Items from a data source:
▬▬▬▬▬▬

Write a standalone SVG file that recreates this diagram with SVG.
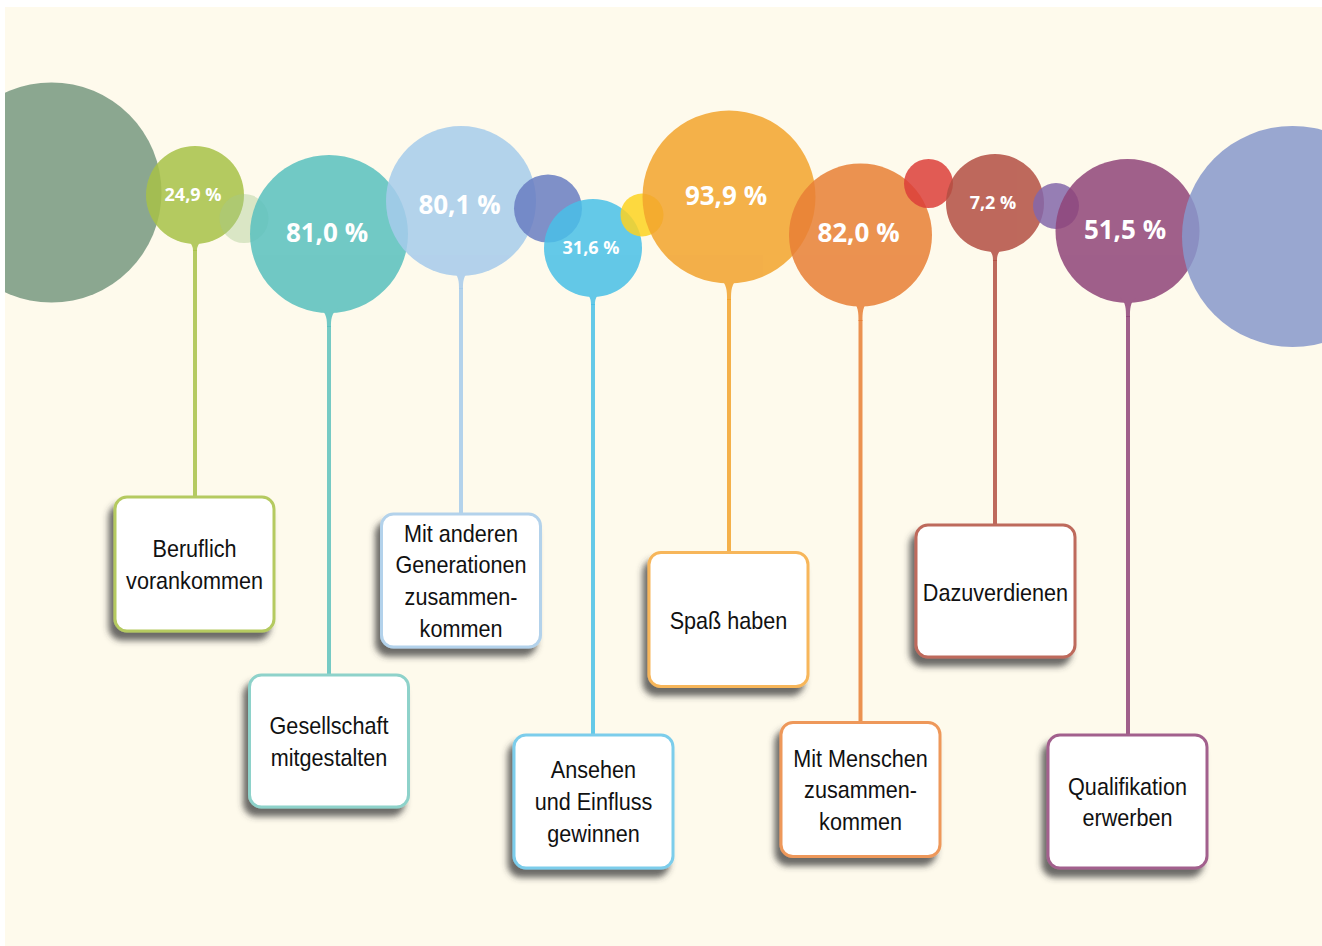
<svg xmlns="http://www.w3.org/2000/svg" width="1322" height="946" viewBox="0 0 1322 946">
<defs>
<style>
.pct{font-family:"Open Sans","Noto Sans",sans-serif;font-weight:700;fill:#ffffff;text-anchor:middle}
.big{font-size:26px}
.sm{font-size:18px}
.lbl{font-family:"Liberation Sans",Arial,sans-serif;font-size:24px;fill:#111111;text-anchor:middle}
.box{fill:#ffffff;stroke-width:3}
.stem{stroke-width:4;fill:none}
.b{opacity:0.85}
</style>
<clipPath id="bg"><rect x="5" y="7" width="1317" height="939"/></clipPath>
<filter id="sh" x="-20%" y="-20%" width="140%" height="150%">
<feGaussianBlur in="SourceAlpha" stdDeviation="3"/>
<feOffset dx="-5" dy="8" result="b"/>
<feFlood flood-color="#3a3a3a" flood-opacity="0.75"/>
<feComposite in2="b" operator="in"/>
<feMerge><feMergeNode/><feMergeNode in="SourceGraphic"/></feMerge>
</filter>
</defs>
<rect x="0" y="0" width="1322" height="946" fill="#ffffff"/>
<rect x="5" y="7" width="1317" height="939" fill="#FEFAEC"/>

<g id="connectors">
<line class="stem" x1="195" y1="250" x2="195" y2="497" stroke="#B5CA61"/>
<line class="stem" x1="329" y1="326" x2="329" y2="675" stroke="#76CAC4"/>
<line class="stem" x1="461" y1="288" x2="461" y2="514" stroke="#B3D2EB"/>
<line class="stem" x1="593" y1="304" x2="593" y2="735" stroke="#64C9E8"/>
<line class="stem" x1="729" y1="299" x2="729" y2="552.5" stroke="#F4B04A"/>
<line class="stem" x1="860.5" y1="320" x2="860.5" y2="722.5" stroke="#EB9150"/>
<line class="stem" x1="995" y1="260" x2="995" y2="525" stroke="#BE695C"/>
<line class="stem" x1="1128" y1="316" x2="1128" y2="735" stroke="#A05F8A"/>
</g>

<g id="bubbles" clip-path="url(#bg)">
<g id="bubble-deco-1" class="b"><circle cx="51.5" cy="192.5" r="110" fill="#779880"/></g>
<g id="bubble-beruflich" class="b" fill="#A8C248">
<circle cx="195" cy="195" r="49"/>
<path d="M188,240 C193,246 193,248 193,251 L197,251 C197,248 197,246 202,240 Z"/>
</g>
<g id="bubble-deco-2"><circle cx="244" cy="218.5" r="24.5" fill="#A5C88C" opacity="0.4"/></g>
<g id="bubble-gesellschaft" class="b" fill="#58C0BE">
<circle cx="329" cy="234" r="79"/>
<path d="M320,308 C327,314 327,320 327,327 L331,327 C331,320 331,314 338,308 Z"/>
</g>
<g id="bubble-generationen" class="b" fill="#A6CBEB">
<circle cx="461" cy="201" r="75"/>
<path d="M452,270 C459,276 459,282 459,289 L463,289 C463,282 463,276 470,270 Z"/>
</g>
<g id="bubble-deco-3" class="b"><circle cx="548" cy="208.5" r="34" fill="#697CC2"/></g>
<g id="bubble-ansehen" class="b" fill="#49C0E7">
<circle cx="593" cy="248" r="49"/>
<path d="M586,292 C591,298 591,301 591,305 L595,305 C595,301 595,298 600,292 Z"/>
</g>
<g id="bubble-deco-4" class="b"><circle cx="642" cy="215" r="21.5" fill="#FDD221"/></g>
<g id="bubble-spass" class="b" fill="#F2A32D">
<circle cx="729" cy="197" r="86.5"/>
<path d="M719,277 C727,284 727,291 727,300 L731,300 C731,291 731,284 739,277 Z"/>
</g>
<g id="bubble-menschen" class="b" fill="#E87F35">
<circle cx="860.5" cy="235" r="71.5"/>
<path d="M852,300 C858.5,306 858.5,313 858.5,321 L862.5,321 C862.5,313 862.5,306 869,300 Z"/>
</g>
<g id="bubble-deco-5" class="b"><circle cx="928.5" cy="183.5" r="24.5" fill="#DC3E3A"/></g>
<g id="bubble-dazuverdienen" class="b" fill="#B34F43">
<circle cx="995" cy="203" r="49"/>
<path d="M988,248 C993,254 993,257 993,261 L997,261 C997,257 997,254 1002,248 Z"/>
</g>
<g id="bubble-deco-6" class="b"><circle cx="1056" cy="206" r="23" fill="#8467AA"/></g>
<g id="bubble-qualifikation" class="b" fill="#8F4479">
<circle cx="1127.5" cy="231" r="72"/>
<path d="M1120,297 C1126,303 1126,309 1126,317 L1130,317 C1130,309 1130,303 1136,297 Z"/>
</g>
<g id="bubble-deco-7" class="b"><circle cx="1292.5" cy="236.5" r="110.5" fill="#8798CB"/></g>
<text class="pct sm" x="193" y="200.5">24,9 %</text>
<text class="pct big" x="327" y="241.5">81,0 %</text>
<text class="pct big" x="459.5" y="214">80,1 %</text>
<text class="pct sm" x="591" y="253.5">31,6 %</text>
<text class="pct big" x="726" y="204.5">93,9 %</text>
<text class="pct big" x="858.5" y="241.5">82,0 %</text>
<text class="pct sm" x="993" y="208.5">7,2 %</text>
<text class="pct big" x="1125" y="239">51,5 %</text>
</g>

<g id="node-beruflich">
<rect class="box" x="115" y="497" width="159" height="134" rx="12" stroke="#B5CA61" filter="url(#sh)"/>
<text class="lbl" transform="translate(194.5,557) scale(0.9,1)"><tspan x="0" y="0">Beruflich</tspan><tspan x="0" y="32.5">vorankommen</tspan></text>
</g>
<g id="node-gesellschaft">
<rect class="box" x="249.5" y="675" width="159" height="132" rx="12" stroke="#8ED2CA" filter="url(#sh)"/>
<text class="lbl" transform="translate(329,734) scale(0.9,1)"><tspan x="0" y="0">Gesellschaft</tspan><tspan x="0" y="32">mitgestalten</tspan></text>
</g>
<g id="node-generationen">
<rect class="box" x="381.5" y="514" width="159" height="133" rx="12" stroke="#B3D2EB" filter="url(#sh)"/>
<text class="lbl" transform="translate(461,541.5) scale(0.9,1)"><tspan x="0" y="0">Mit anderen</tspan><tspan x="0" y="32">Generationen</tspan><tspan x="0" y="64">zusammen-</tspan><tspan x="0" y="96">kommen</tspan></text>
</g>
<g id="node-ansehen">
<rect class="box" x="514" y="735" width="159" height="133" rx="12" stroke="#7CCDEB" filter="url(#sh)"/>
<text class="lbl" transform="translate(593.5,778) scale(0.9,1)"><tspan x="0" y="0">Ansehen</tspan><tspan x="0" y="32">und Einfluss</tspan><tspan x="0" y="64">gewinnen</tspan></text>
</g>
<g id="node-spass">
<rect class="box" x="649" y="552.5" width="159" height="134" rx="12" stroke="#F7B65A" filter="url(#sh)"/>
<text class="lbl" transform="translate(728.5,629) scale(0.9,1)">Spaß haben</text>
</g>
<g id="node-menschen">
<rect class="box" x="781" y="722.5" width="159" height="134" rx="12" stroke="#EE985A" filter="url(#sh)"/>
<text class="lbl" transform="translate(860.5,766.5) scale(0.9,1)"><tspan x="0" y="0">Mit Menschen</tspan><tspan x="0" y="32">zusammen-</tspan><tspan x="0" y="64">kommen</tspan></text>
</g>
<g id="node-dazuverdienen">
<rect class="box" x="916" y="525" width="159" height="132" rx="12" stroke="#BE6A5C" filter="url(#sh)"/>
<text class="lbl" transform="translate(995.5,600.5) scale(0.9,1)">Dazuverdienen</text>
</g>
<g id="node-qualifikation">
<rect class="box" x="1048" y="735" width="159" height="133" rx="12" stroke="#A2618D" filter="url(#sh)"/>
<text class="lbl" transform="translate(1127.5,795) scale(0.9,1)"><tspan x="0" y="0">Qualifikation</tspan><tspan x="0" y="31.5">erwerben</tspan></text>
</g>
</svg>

▬▬▬▬▬▬

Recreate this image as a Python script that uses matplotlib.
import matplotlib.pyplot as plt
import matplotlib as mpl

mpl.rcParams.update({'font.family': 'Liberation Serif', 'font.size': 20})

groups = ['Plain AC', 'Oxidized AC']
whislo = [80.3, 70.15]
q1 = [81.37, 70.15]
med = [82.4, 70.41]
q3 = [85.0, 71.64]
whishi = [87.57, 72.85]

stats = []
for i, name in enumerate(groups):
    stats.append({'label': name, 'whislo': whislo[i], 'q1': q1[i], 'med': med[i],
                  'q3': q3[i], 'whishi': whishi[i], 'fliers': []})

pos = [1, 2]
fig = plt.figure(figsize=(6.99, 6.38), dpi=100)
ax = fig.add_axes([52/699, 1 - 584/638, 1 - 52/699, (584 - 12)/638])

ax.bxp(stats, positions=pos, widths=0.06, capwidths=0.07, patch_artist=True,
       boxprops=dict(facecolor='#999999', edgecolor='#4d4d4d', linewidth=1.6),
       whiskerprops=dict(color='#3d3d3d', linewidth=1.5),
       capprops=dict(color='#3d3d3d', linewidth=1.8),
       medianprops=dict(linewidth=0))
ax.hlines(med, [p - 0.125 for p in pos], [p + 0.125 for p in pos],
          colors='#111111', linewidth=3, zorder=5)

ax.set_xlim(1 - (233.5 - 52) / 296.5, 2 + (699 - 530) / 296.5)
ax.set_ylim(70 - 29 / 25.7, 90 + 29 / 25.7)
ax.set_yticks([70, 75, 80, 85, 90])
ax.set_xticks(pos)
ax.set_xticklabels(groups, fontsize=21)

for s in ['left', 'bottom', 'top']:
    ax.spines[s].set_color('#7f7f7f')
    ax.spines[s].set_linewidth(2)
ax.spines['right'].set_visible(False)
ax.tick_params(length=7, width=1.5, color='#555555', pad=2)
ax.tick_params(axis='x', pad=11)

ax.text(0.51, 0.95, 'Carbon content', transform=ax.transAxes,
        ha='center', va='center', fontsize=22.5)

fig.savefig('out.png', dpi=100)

▬▬▬▬▬▬

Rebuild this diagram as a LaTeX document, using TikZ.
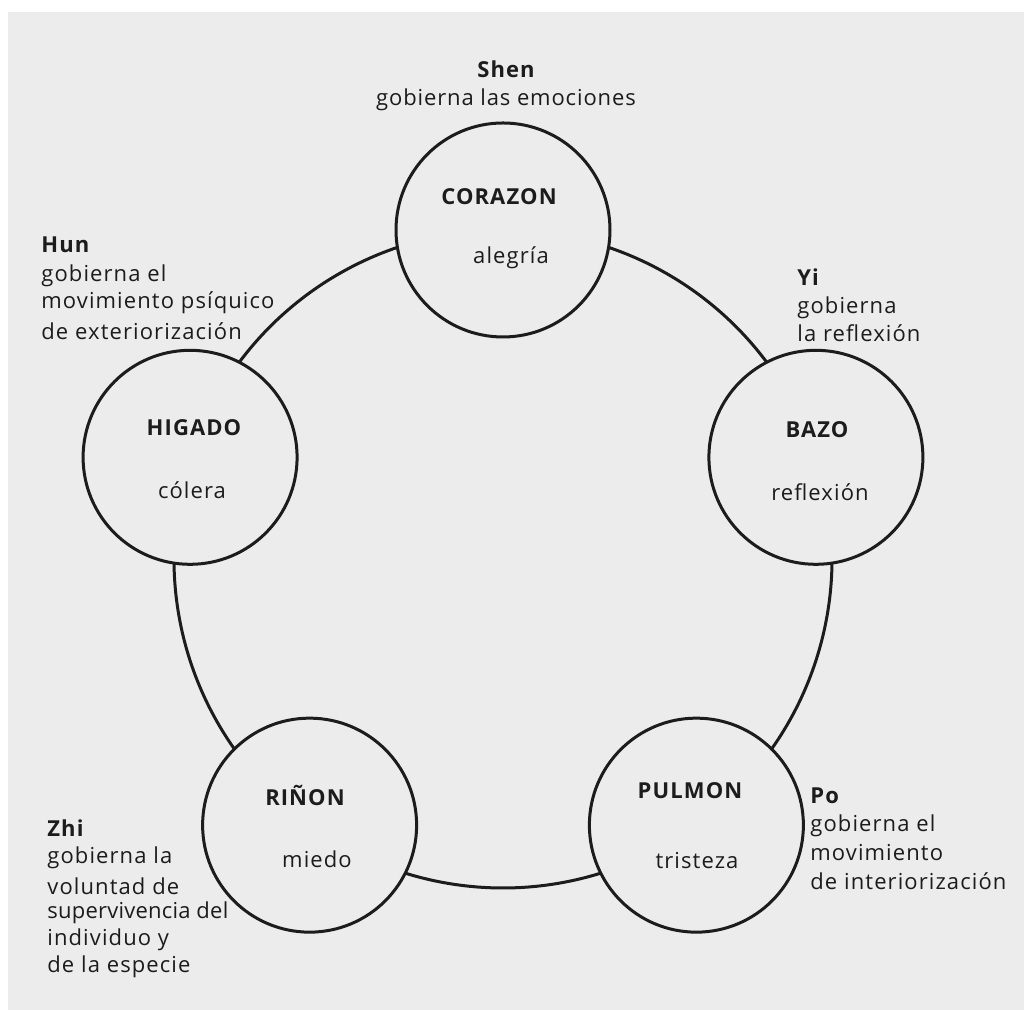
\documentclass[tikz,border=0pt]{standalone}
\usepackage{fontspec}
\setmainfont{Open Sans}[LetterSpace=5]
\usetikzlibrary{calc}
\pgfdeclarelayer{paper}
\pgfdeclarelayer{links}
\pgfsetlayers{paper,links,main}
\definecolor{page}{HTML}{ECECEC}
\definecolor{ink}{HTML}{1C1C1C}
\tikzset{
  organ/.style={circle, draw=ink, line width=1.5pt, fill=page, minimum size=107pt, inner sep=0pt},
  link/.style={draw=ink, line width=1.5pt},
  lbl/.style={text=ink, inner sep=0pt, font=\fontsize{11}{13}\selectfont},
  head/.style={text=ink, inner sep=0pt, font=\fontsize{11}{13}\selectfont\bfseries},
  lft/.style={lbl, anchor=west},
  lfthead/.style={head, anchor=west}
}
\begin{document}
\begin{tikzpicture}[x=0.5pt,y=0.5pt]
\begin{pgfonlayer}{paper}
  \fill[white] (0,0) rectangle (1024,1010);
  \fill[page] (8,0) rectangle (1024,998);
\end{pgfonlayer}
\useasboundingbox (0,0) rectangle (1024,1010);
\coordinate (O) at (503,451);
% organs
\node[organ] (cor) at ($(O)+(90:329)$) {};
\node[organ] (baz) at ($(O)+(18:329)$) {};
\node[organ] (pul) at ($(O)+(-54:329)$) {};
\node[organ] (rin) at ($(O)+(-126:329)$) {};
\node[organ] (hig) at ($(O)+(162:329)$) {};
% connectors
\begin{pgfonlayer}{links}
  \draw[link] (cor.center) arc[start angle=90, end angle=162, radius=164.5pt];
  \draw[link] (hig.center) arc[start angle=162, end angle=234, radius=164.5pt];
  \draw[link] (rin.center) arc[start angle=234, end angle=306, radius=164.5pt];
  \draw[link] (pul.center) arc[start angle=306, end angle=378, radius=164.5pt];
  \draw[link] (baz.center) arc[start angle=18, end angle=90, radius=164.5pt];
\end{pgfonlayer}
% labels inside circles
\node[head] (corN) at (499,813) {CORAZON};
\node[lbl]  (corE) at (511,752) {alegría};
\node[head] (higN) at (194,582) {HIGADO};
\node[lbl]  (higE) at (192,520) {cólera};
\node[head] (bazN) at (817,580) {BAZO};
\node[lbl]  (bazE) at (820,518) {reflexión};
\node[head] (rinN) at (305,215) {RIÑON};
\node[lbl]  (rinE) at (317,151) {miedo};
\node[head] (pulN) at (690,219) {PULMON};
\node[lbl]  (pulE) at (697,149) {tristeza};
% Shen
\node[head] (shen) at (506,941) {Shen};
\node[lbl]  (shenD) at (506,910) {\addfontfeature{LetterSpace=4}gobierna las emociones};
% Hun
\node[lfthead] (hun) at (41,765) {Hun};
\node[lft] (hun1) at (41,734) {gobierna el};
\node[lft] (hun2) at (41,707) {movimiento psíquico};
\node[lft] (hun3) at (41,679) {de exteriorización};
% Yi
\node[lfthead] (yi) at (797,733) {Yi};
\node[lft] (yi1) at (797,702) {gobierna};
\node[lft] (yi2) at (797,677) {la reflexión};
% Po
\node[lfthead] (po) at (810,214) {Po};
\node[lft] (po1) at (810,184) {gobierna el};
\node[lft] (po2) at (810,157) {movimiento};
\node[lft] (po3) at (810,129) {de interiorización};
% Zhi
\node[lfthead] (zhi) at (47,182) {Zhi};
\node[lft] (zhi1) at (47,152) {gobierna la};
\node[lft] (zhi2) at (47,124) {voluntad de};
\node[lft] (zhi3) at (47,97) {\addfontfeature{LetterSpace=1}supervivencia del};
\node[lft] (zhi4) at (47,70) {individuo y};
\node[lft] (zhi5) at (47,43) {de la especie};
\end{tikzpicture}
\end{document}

▬▬▬▬▬▬

[AIM]: The lines from the one containing "Recreate this image" to the one containing "fig.savefig('out.png', dpi=100)", both included, are to be extracted exactly; give no other line.

[THE REPLY]:
Recreate this image as a Python script that uses matplotlib.
import matplotlib.pyplot as plt
import matplotlib as mpl

mpl.rcParams.update({'font.family': 'Liberation Serif', 'font.size': 20})

groups = ['Plain AC', 'Oxidized AC']
whislo = [80.3, 70.15]
q1 = [81.37, 70.15]
med = [82.4, 70.41]
q3 = [85.0, 71.64]
whishi = [87.57, 72.85]

stats = []
for i, name in enumerate(groups):
    stats.append({'label': name, 'whislo': whislo[i], 'q1': q1[i], 'med': med[i],
                  'q3': q3[i], 'whishi': whishi[i], 'fliers': []})

pos = [1, 2]
fig = plt.figure(figsize=(6.99, 6.38), dpi=100)
ax = fig.add_axes([52/699, 1 - 584/638, 1 - 52/699, (584 - 12)/638])

ax.bxp(stats, positions=pos, widths=0.06, capwidths=0.07, patch_artist=True,
       boxprops=dict(facecolor='#999999', edgecolor='#4d4d4d', linewidth=1.6),
       whiskerprops=dict(color='#3d3d3d', linewidth=1.5),
       capprops=dict(color='#3d3d3d', linewidth=1.8),
       medianprops=dict(linewidth=0))
ax.hlines(med, [p - 0.125 for p in pos], [p + 0.125 for p in pos],
          colors='#111111', linewidth=3, zorder=5)

ax.set_xlim(1 - (233.5 - 52) / 296.5, 2 + (699 - 530) / 296.5)
ax.set_ylim(70 - 29 / 25.7, 90 + 29 / 25.7)
ax.set_yticks([70, 75, 80, 85, 90])
ax.set_xticks(pos)
ax.set_xticklabels(groups, fontsize=21)

for s in ['left', 'bottom', 'top']:
    ax.spines[s].set_color('#7f7f7f')
    ax.spines[s].set_linewidth(2)
ax.spines['right'].set_visible(False)
ax.tick_params(length=7, width=1.5, color='#555555', pad=2)
ax.tick_params(axis='x', pad=11)

ax.text(0.51, 0.95, 'Carbon content', transform=ax.transAxes,
        ha='center', va='center', fontsize=22.5)

fig.savefig('out.png', dpi=100)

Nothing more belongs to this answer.